>> start

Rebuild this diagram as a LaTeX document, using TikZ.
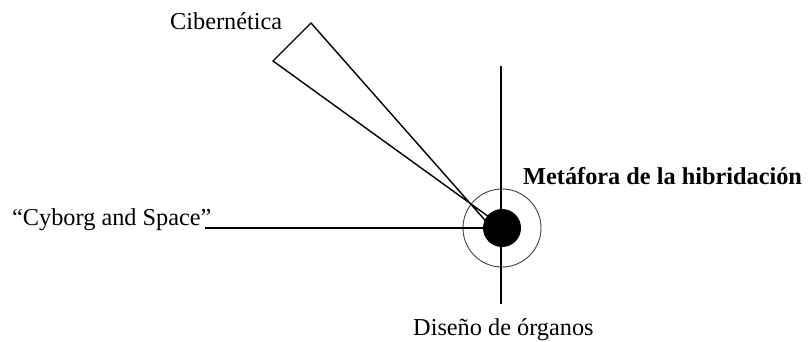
\documentclass[tikz,border=0pt]{standalone}
\usepackage{fontspec}
\setmainfont{Liberation Serif}
\begin{document}
\begin{tikzpicture}[x=1pt,y=-1pt,
  lbl/.style={inner sep=0pt,font=\fontsize{24.3}{29}\selectfont},
  ln/.style={line width=1.4pt},
  thin ring/.style={draw=black!75,line width=0.9pt}]
\useasboundingbox (0,0) rectangle (808,341);
% coordinates
\coordinate (c) at (502,228);
\coordinate (apexA) at (311,23);
\coordinate (apexB) at (273,61);
\coordinate (endA) at (491,227);
\coordinate (endB) at (496,222);
\coordinate (vtop) at (501,66);
\coordinate (vbot) at (501,304);
\coordinate (hstart) at (205,228);
% labels
\node[lbl,anchor=base west] (ciber) at (170,29) {Cibernética};
\node[lbl,anchor=base west] (cyb) at (12,225) {“Cyborg and Space”};
\node[lbl,anchor=base west,font=\fontsize{24.3}{29}\selectfont\bfseries] (meta) at (523,184) {Metáfora de la hibridación};
\node[lbl,anchor=base west] (dis) at (413,335) {Diseño de órganos};
% rings
\node[circle,thin ring,minimum size=78pt,inner sep=0pt] (ring) at (c) {};
% connectors
\draw[ln] (vtop) -- (vbot);
\draw[ln] (hstart) -- (c);
\draw[ln,line join=miter] (endA) -- (apexA) -- (apexB) -- (endB);
% dot
\node[circle,fill=black,minimum size=38pt,inner sep=0pt] (dot) at (c) {};
\end{tikzpicture}
\end{document}
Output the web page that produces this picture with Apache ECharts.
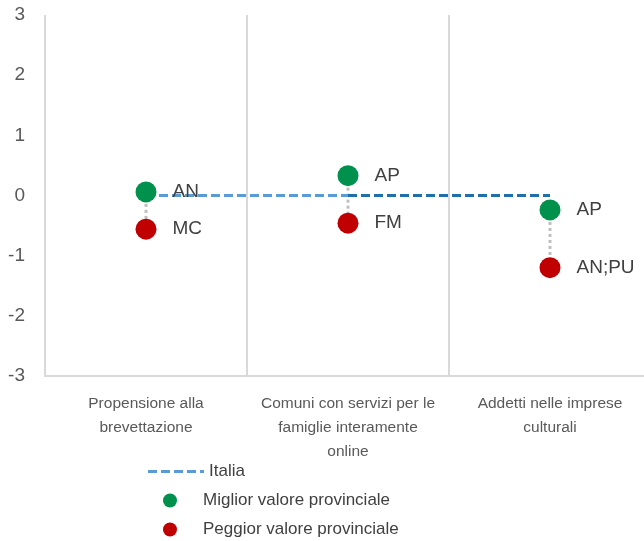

>> end

Stated exercise – Keep the pictures out of the copy and return the rest of the data above exactly.

Exercise solution –
Rebuild this diagram as a LaTeX document, using TikZ.
\documentclass[tikz,border=0pt]{standalone}
\usepackage{fontspec}
\setmainfont{Liberation Serif}
\begin{document}
\begin{tikzpicture}[x=1pt,y=-1pt,
  lbl/.style={inner sep=0pt,font=\fontsize{24.3}{29}\selectfont},
  ln/.style={line width=1.4pt},
  thin ring/.style={draw=black!75,line width=0.9pt}]
\useasboundingbox (0,0) rectangle (808,341);
% coordinates
\coordinate (c) at (502,228);
\coordinate (apexA) at (311,23);
\coordinate (apexB) at (273,61);
\coordinate (endA) at (491,227);
\coordinate (endB) at (496,222);
\coordinate (vtop) at (501,66);
\coordinate (vbot) at (501,304);
\coordinate (hstart) at (205,228);
% labels
\node[lbl,anchor=base west] (ciber) at (170,29) {Cibernética};
\node[lbl,anchor=base west] (cyb) at (12,225) {“Cyborg and Space”};
\node[lbl,anchor=base west,font=\fontsize{24.3}{29}\selectfont\bfseries] (meta) at (523,184) {Metáfora de la hibridación};
\node[lbl,anchor=base west] (dis) at (413,335) {Diseño de órganos};
% rings
\node[circle,thin ring,minimum size=78pt,inner sep=0pt] (ring) at (c) {};
% connectors
\draw[ln] (vtop) -- (vbot);
\draw[ln] (hstart) -- (c);
\draw[ln,line join=miter] (endA) -- (apexA) -- (apexB) -- (endB);
% dot
\node[circle,fill=black,minimum size=38pt,inner sep=0pt] (dot) at (c) {};
\end{tikzpicture}
\end{document}
Output the web page that produces this picture with Apache ECharts.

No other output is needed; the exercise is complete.